Random Issues, Vol. 17, Issue 22

Etiquetteer has been clapping his little hands with delight over some interesting queries that have popped into the inbox. Won't you warm the cockles of Etiquetteer's heart by sending your own query?

Dear Etiquetteer:

Might there be a polite way to tell/ask a guest to sleep between THE SHEETS and not between the top sheet and the comforter? That requires that I wash said duvet, a much more involved procedure that washing the sheets.

Dear Hostly:

According to Sally Quinn's delightful memoir of Washington entertaining The Party: A Guide to Adventurous Entertaining, "A guest can do no wrong." So once a guest has slept between your top sheet and your duvet, Expressions of Reproach, no matter how justified, are not particularly hostly.

But you already know this. What you want to do is to encourage Perfect Propriety by making compliance easy. And you can do that by turning down the sheets before your guests even arrive, with the top sheet and duvet folded back and the bottom sheet unquestioningly the place to slide into bed. You might event toss a mint on the pillow, but it's no fair clipping the top sheet to the duvet.


Dear Etiquetteer:

I was at a party recently and someone asked me what my cologne was. I didn’t think it was proper to tell. Isn’t there some sort of tradition around that?

Dear Subtly Scented:

Once upon a time a lady never revealed her dressmaker or especially her perfume. Perhaps one's scent was considered too much a part of one's person? Certainly a bewitching, tantalizing perfume was thought to contribute to a lady's mystique, and to reveal its source would be to undercut its magic. Nowadays the tradition is made fun of, but Etiquetteer believes a little Perfectly Proper mystique lends some (aromatic) spice to Life. If you'd rather not reveal, you might say "It's called 'My Secret,'" look knowingly at the questioner, and slink away like a femme fatale. (When people ask about cocktails, Etiquetteer is fond of responding "Oh, just the essence of a few woodland herbs and flowers," and that would work for a perfume response, too.)

Interestingly, perfume gets mentioned most in etiquette books to advise against wearing too much. "Also hold back on the perfume and cologne," [emphasis author's] says Bernice Bryant in Miss Behavior: Popularity, Poise and Personality for the Teen-Age Girl, "would you be the lass with a delicate air." Sometimes ladies would only put scent on their handkerchiefs and not on their persons.

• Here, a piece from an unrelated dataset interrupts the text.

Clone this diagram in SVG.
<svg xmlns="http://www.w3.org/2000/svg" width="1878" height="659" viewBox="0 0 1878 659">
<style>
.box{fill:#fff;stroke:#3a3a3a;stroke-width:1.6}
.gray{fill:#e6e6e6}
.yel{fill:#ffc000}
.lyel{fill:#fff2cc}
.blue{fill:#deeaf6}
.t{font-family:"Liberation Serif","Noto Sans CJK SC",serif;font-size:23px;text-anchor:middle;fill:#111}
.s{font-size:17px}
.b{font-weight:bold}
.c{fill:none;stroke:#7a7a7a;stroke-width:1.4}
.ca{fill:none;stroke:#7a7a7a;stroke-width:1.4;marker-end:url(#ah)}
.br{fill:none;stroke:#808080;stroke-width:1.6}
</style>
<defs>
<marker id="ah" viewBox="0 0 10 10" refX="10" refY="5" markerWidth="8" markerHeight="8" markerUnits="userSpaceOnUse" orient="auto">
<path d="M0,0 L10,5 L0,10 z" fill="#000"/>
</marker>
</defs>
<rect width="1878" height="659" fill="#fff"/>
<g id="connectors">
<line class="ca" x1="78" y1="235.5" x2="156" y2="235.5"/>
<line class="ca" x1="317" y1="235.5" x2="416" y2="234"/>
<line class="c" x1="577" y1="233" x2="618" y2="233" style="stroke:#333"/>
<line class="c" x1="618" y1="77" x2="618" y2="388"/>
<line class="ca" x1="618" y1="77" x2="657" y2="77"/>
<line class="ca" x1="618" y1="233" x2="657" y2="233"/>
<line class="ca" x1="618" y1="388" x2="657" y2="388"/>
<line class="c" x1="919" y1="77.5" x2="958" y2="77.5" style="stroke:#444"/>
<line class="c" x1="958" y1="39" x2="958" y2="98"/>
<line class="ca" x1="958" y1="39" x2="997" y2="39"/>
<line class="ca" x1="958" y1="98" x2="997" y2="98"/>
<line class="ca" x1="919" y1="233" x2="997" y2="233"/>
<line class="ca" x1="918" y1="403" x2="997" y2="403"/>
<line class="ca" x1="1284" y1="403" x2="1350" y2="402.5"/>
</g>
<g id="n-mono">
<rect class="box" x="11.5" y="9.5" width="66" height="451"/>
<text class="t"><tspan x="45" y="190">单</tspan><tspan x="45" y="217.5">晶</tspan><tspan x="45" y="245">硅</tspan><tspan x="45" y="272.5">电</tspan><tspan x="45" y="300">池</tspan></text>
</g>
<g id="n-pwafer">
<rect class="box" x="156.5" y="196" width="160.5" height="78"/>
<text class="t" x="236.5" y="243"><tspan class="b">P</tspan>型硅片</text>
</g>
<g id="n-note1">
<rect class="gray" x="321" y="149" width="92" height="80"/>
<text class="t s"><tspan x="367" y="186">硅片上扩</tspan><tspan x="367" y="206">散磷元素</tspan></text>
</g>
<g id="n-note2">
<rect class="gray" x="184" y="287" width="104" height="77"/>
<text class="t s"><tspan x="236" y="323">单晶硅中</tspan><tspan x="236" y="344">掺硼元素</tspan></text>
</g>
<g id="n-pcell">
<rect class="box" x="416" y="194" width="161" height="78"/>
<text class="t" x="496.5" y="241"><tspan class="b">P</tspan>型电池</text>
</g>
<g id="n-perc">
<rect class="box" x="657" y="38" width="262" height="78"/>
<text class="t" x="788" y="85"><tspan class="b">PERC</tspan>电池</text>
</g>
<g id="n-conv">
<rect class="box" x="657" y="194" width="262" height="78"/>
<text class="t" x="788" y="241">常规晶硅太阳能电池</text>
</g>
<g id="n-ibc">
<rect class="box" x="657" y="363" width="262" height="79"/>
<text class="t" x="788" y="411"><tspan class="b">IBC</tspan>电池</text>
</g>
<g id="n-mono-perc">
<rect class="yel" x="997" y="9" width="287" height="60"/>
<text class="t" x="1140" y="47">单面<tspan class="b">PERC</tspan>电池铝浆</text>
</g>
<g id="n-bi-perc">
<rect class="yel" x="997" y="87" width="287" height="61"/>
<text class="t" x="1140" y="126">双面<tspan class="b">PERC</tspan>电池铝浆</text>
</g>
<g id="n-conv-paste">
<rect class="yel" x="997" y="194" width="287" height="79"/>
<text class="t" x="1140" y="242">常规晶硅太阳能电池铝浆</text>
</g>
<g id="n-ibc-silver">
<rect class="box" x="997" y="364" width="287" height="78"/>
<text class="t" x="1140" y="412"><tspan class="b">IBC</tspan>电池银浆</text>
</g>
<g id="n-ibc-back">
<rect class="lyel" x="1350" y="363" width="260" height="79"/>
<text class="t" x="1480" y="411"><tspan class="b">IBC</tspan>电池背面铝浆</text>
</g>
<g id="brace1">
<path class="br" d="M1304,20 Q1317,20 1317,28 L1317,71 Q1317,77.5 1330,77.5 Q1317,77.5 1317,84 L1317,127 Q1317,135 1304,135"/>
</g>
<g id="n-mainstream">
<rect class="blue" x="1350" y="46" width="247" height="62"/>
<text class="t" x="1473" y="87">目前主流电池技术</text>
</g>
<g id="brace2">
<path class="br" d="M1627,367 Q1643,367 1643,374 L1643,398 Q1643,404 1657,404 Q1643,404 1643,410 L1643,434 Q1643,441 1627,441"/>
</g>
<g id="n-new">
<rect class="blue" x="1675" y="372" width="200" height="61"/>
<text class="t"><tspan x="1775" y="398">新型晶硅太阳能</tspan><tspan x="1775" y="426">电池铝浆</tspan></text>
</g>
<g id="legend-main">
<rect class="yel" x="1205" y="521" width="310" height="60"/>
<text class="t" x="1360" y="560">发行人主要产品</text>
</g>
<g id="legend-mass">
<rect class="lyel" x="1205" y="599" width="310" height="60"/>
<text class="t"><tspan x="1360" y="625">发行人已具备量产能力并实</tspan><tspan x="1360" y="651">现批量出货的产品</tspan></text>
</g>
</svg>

Charlotte Vale, when given her first bottle of perfume in the novel Now, Voyager, becomes acutely embarrassed when its giver, Jerry, recognizes that she's wearing it; she's afraid she's put on too much. 


Dear Etiquetteer:

Oh no! I was stamping a thank-you note and I accidentally put on the stamp upside-down! Will my friend now think I’m insincere?

Dear Stamping:

Only if it was a Richard Nixon stamp. Etiquetteer had always assumed that a stamp placed upside-down expressed insincerity, but apparently this is not so. An upside-down stamp really means "I miss you," and it's especially popular to place stamps upside-down on correspondence with loved ones in the armed forces. Other meanings of stamps in different positions may be found here.

By the way, thanks for sending this query during National Card and Letter Writing Month! Etiquetteer hopes you're putting lots of stamps on lots of cards and letters.